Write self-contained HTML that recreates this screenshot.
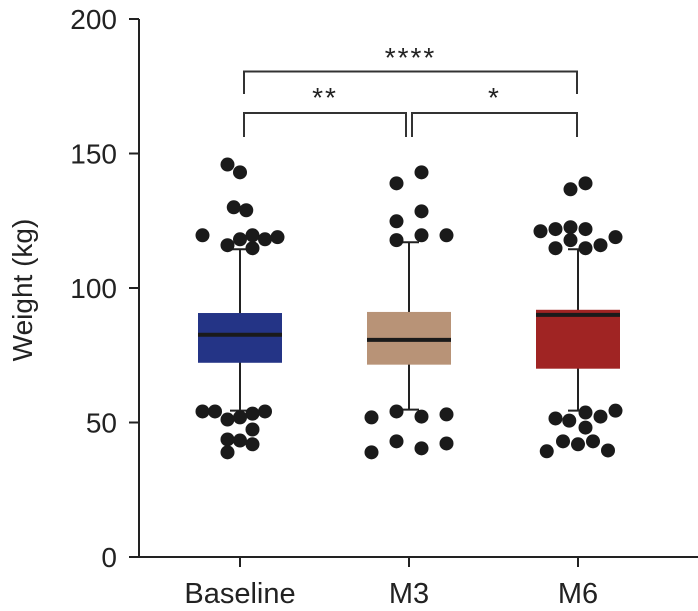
<!DOCTYPE html>
<html><head><meta charset="utf-8"><style>
body{margin:0;background:#fff;}
svg{display:block;font-family:"Liberation Sans",Arial,sans-serif;}
</style></head><body>
<svg id="chart" width="698" height="611" viewBox="0 0 698 611"></svg>
<script>
const categories=["Baseline","M3","M6"];
const boxColors=["#243486","#b89377","#a02423"];
const q1=[72.2,71.5,70];
const medians=[82.6,80.7,90];
const q3=[90.7,91.1,91.9];
const whiskerLow=[54.4,54.8,54.4];
const whiskerHigh=[114.4,117,114.4];
const outlierValues=[
 [145.9,143,130,128.9,119.6,115.9,118.1,119.6,118.1,118.9,114.8,54.1,54.1,51.1,51.9,53.3,54.1,47.4,43.7,43.3,41.9,38.9],
 [138.9,143,128.5,124.8,117.8,119.6,119.6,51.9,54.1,52.2,53,38.9,43,40.4,42.2],
 [136.7,138.9,121.1,121.9,122.6,121.9,117.8,114.8,114.8,115.9,118.9,51.5,50.7,53.7,52.2,54.4,48.1,39.3,43,41.9,43,39.6]
];
const outlierSlots=[
 [-1,0,-0.5,0.5,-3,-1,0,1,2,3,1,-3,-2,-1,0,1,2,1,-1,0,1,-1],
 [-1,1,1,-1,-1,1,3,-3,-1,1,3,-3,-1,1,3],
 [-0.6,0.6,-3,-1.8,-0.6,0.6,-0.6,-1.8,0.6,1.8,3,-1.8,-0.7,0.6,1.8,3,0.6,-2.5,-1.2,0,1.2,2.4]
];
const yTicks=[0,50,100,150,200];
const comparisons=[[0,2,"****"],[0,1,"**"],[1,2,"*"]];

const NS="http://www.w3.org/2000/svg";
const svg=document.getElementById("chart");
const Y0=557,Y1=19,X0=139,XEND=698;
function y(v){return Y0-(v/200)*(Y0-Y1);}
function x(i){return 240+i*169;}
function el(tag,attrs,parent){const e=document.createElementNS(NS,tag);for(const k in attrs)e.setAttribute(k,attrs[k]);(parent||svg).appendChild(e);return e;}

const ya=el("line",{x1:X0,y1:Y1,x2:X0,y2:Y0,stroke:"#222","stroke-width":2});


const xa=el("line",{x1:X0-1,y1:Y0,x2:XEND,y2:Y0,stroke:"#222","stroke-width":2});


yTicks.forEach(t=>{
 const tk=el("line",{x1:X0-10,y1:y(t),x2:X0,y2:y(t),stroke:"#222","stroke-width":2});
 
 
 const tl=el("text",{x:X0-22,y:y(t)+10,"text-anchor":"end","font-size":28,fill:"#222"});
 tl.textContent=t;
 
 
});
const yt=el("text",{x:0,y:0,transform:"translate(32,290) rotate(-90)","text-anchor":"middle","font-size":28,fill:"#222"});
yt.textContent="Weight (kg)";



categories.forEach((c,i)=>{
 const cx=x(i);
 const tk=el("line",{x1:cx,y1:Y0,x2:cx,y2:Y0+10,stroke:"#222","stroke-width":2});
 
 
 const tl=el("text",{x:cx,y:Y0+46,"text-anchor":"middle","font-size":29,fill:"#222"});
 tl.textContent=c;
 
 
 const w=el("line",{x1:cx,y1:y(whiskerHigh[i]),x2:cx,y2:y(whiskerLow[i]),stroke:"#222","stroke-width":2});
 
 
 [whiskerHigh[i],whiskerLow[i]].forEach(v=>{
  const cap=el("line",{x1:cx-10,y1:y(v),x2:cx+10,y2:y(v),stroke:"#222","stroke-width":2});
  
  
 });
 const b=el("rect",{x:cx-42,y:y(q3[i]),width:84,height:y(q1[i])-y(q3[i]),fill:boxColors[i]});
 
 
 const m=el("line",{x1:cx-42,y1:y(medians[i]),x2:cx+42,y2:y(medians[i]),stroke:"#1a1a1a","stroke-width":4});
 
 
 outlierValues[i].forEach((v,j)=>{
  const d=el("circle",{cx:cx+outlierSlots[i][j]*12.5,cy:y(v),r:7,fill:"#1a1a1a"});
  
  
 });
});

const brY=[71.5,113,113], legY=[94,137,137], txtY=[57,97,97];
comparisons.forEach((cmp,k)=>{
 let a=x(cmp[0])+4, bx=x(cmp[1])-1;
 if(k===1) bx=x(1)-3;
 if(k===2) a=x(1)+3;
 const p=el("path",{d:`M${a},${legY[k]}V${brY[k]}H${bx}V${legY[k]}`,fill:"none",stroke:"#333","stroke-width":2});
 
 
 const t=el("text",{x:(a+bx)/2,y:txtY[k]+10,"text-anchor":"middle","font-size":28,fill:"#222","letter-spacing":"2"});
 t.textContent=cmp[2];
 
 
});
</script>
</body></html>
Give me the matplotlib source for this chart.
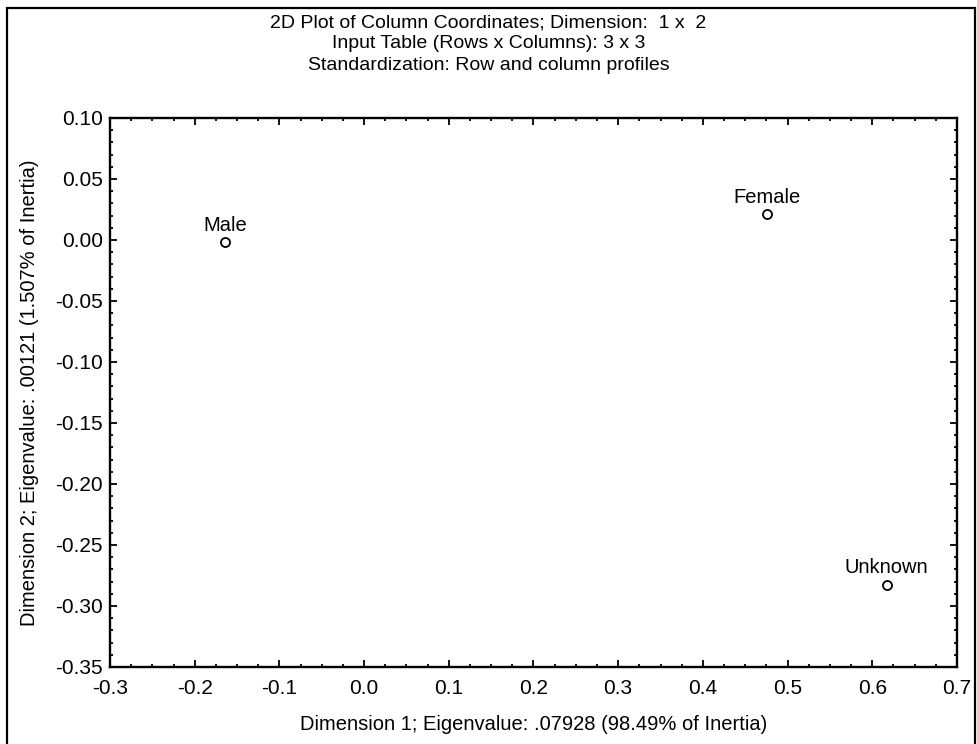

§ STATED GOAL: Omit the pictures, then quote the rest of the material above exactly.

§ TASK RESULT:
Write self-contained HTML that recreates this screenshot.
<!DOCTYPE html>
<html><head><meta charset="utf-8"><style>
body{margin:0;background:#fff;}
svg{display:block;font-family:"Liberation Sans",Arial,sans-serif;}
</style></head><body>
<svg id="chart" width="698" height="611" viewBox="0 0 698 611"></svg>
<script>
const categories=["Baseline","M3","M6"];
const boxColors=["#243486","#b89377","#a02423"];
const q1=[72.2,71.5,70];
const medians=[82.6,80.7,90];
const q3=[90.7,91.1,91.9];
const whiskerLow=[54.4,54.8,54.4];
const whiskerHigh=[114.4,117,114.4];
const outlierValues=[
 [145.9,143,130,128.9,119.6,115.9,118.1,119.6,118.1,118.9,114.8,54.1,54.1,51.1,51.9,53.3,54.1,47.4,43.7,43.3,41.9,38.9],
 [138.9,143,128.5,124.8,117.8,119.6,119.6,51.9,54.1,52.2,53,38.9,43,40.4,42.2],
 [136.7,138.9,121.1,121.9,122.6,121.9,117.8,114.8,114.8,115.9,118.9,51.5,50.7,53.7,52.2,54.4,48.1,39.3,43,41.9,43,39.6]
];
const outlierSlots=[
 [-1,0,-0.5,0.5,-3,-1,0,1,2,3,1,-3,-2,-1,0,1,2,1,-1,0,1,-1],
 [-1,1,1,-1,-1,1,3,-3,-1,1,3,-3,-1,1,3],
 [-0.6,0.6,-3,-1.8,-0.6,0.6,-0.6,-1.8,0.6,1.8,3,-1.8,-0.7,0.6,1.8,3,0.6,-2.5,-1.2,0,1.2,2.4]
];
const yTicks=[0,50,100,150,200];
const comparisons=[[0,2,"****"],[0,1,"**"],[1,2,"*"]];

const NS="http://www.w3.org/2000/svg";
const svg=document.getElementById("chart");
const Y0=557,Y1=19,X0=139,XEND=698;
function y(v){return Y0-(v/200)*(Y0-Y1);}
function x(i){return 240+i*169;}
function el(tag,attrs,parent){const e=document.createElementNS(NS,tag);for(const k in attrs)e.setAttribute(k,attrs[k]);(parent||svg).appendChild(e);return e;}

const ya=el("line",{x1:X0,y1:Y1,x2:X0,y2:Y0,stroke:"#222","stroke-width":2});


const xa=el("line",{x1:X0-1,y1:Y0,x2:XEND,y2:Y0,stroke:"#222","stroke-width":2});


yTicks.forEach(t=>{
 const tk=el("line",{x1:X0-10,y1:y(t),x2:X0,y2:y(t),stroke:"#222","stroke-width":2});
 
 
 const tl=el("text",{x:X0-22,y:y(t)+10,"text-anchor":"end","font-size":28,fill:"#222"});
 tl.textContent=t;
 
 
});
const yt=el("text",{x:0,y:0,transform:"translate(32,290) rotate(-90)","text-anchor":"middle","font-size":28,fill:"#222"});
yt.textContent="Weight (kg)";



categories.forEach((c,i)=>{
 const cx=x(i);
 const tk=el("line",{x1:cx,y1:Y0,x2:cx,y2:Y0+10,stroke:"#222","stroke-width":2});
 
 
 const tl=el("text",{x:cx,y:Y0+46,"text-anchor":"middle","font-size":29,fill:"#222"});
 tl.textContent=c;
 
 
 const w=el("line",{x1:cx,y1:y(whiskerHigh[i]),x2:cx,y2:y(whiskerLow[i]),stroke:"#222","stroke-width":2});
 
 
 [whiskerHigh[i],whiskerLow[i]].forEach(v=>{
  const cap=el("line",{x1:cx-10,y1:y(v),x2:cx+10,y2:y(v),stroke:"#222","stroke-width":2});
  
  
 });
 const b=el("rect",{x:cx-42,y:y(q3[i]),width:84,height:y(q1[i])-y(q3[i]),fill:boxColors[i]});
 
 
 const m=el("line",{x1:cx-42,y1:y(medians[i]),x2:cx+42,y2:y(medians[i]),stroke:"#1a1a1a","stroke-width":4});
 
 
 outlierValues[i].forEach((v,j)=>{
  const d=el("circle",{cx:cx+outlierSlots[i][j]*12.5,cy:y(v),r:7,fill:"#1a1a1a"});
  
  
 });
});

const brY=[71.5,113,113], legY=[94,137,137], txtY=[57,97,97];
comparisons.forEach((cmp,k)=>{
 let a=x(cmp[0])+4, bx=x(cmp[1])-1;
 if(k===1) bx=x(1)-3;
 if(k===2) a=x(1)+3;
 const p=el("path",{d:`M${a},${legY[k]}V${brY[k]}H${bx}V${legY[k]}`,fill:"none",stroke:"#333","stroke-width":2});
 
 
 const t=el("text",{x:(a+bx)/2,y:txtY[k]+10,"text-anchor":"middle","font-size":28,fill:"#222","letter-spacing":"2"});
 t.textContent=cmp[2];
 
 
});
</script>
</body></html>
Give me the matplotlib source for this chart.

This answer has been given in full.